By MARK CAHLIK
Even though there is plenty of great fishing left to be done this year, this will be my last fishing report of the year. On Friday, a lot of limits of yellow perch were brought in, most caught off the southwest corner of Kelleys Island. The perch limits have included lots of chunky fish, with 30-fish limits generally weighing 10 pounds.
I was out yesterday to the west of Kelleys Island in 26 feet of water and we caught 120 fish weighing 40 pounds. Given the weather, we can only hope it means we will have better perch fishing, since they should be moving closer to shore.
Walleye fishing has remained fantastic. Trollers have been having luck at the Huron dump and west of Gull Reef. Bandit lures set back 50 to 80 feet with no weights have been best. Smithwick P10 lures set back 30 feet with 2-ounce weights in front have also been working well.

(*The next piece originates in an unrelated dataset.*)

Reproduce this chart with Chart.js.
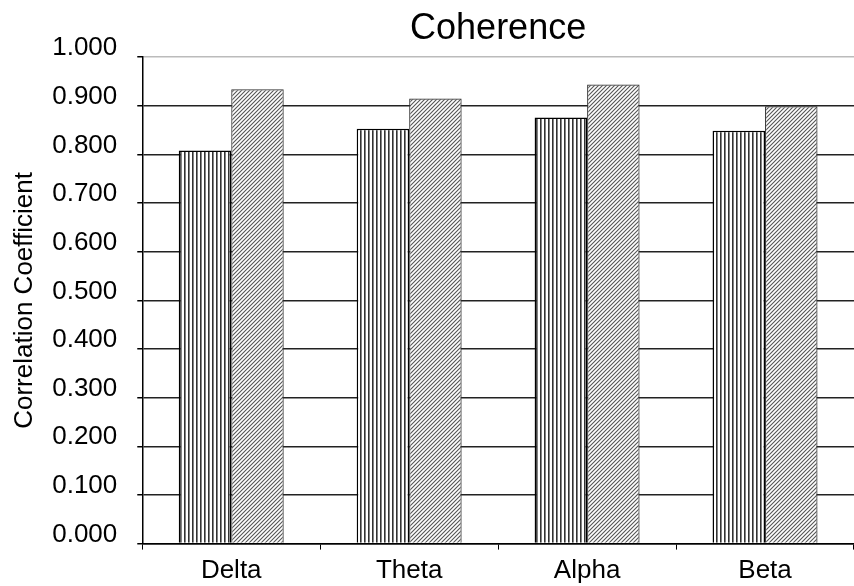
<!DOCTYPE html>
<html>
<head>
<meta charset="utf-8">
<script src="https://cdn.jsdelivr.net/npm/chart.js@4"></script>
<style>
  html, body { margin: 0; padding: 0; background: #fff; }
  #wrap { width: 854px; height: 586px; position: relative; }
</style>
</head>
<body>
<div id="wrap"><canvas id="coherenceChart"></canvas></div>
<script>
// data
const categories = ['Delta', 'Theta', 'Alpha', 'Beta'];
const seriesA = [0.808, 0.853, 0.876, 0.849];
const seriesB = [0.934, 0.915, 0.944, 0.899];
const yTickStep = 0.1;

const FONT = '"Liberation Sans", Arial, sans-serif';

// hatch fills
function makePattern(kind) {
  const c = document.createElement('canvas');
  const g = c.getContext('2d');
  c.width = 4; c.height = 4;
  g.fillStyle = '#fff';
  g.fillRect(0, 0, 4, 4);
  if (kind === 'vertical') {
    g.fillStyle = '#333';
    g.fillRect(0, 0, 1.6, 4);
  } else {
    g.strokeStyle = '#555';
    g.lineWidth = 1.1;
    g.beginPath();
    g.moveTo(-1, 5); g.lineTo(5, -1);
    g.moveTo(-1, 1); g.lineTo(1, -1);
    g.moveTo(3, 5); g.lineTo(5, 3);
    g.stroke();
  }
  return g.createPattern(c, 'repeat');
}

const ctx = document.getElementById('coherenceChart');
new Chart(ctx, {
  type: 'bar',
  data: {
    labels: categories,
    datasets: [{
      data: seriesA,
      backgroundColor: makePattern('vertical'),
      borderColor: '#000',
      borderWidth: 1.5,
      categoryPercentage: 0.59,
      barPercentage: 1
    }, {
      data: seriesB,
      backgroundColor: makePattern('diagonal'),
      borderColor: '#333',
      borderWidth: 1.2,
      categoryPercentage: 0.59,
      barPercentage: 1
    }]
  },
  options: {
    responsive: true,
    maintainAspectRatio: false,
    animation: false,
    layout: { padding: { left: 6, right: 0, top: 0, bottom: -7 } },
    plugins: {
      legend: { display: false },
      tooltip: { enabled: false },
      title: {
        display: true,
        fullSize: false,
        text: 'Coherence',
        color: '#000',
        font: { family: FONT, size: 36, weight: 'normal' },
        padding: { top: 7, bottom: 7 }
      }
    },
    scales: {
      x: {
        grid: { display: true, drawOnChartArea: false, drawTicks: true, tickLength: 6, offset: true, color: '#000' },
        border: { display: true, color: '#000', width: 1.5 },
        ticks: {
          color: '#000',
          padding: 10,
          font: { family: FONT, size: 26, lineHeight: 0.9 }
        }
      },
      y: {
        min: 0,
        max: 1,
        ticks: {
          stepSize: yTickStep,
          color: '#000',
          padding: 20,
          labelOffset: -9,
          font: { family: FONT, size: 26 },
          callback: v => Number(v).toFixed(3)
        },
        grid: {
          drawTicks: true,
          tickLength: 5,
          lineWidth: 1.5,
          tickColor: '#000',
          color: c => (c.tick && c.tick.value >= 1 ? '#bbb' : '#222')
        },
        border: { display: true, color: '#000', width: 1.5 },
        title: {
          display: true,
          text: 'Correlation Coefficient',
          color: '#000',
          padding: { top: 3, bottom: -8 },
          font: { family: FONT, size: 26 }
        }
      }
    }
  }
});
</script>
</body>
</html>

When the weather has been nice, and last week it was outstanding, both the perch and walleye fishing have been excellent. We caught a couple of walleye while out perch fishing yesterday. That should improve as the walleye start to move in around the islands.
I promised we would talk about spoon fishing this week. This starts as soon as the weather begins to cool and is really just a way to use ice fishing tactics while out in a boat. We have had a lot of success with Swedish Pimples and an assortment of spoons tipped with minnows in November. So while out perch fishing, don’t be afraid to jig a little with minnows to try and catch a few walleye.
In closing, I want to thank a few people. First and foremost, I want to think all the Port Clinton businesses, charter operations and everyone else who weathered a tough year with COVID-19. It is good to see that even though things were shut down, we all still prospered.
I also want to thank Dava Neff for writing this report every week for me. I give her the information and she turns it into the article you read every week.
Last but not least, I want to thank D’Arcy Egan for giving me the opportunity provide you a with weekly fishing report. I know first hand all the hard work he puts in to make sure that every week we have The Beacon to read. I also want to give a shout out to Publisher John Schaffner of The Beacon.
Until next year, keep fishing, be safe and, as always, keep a tight line!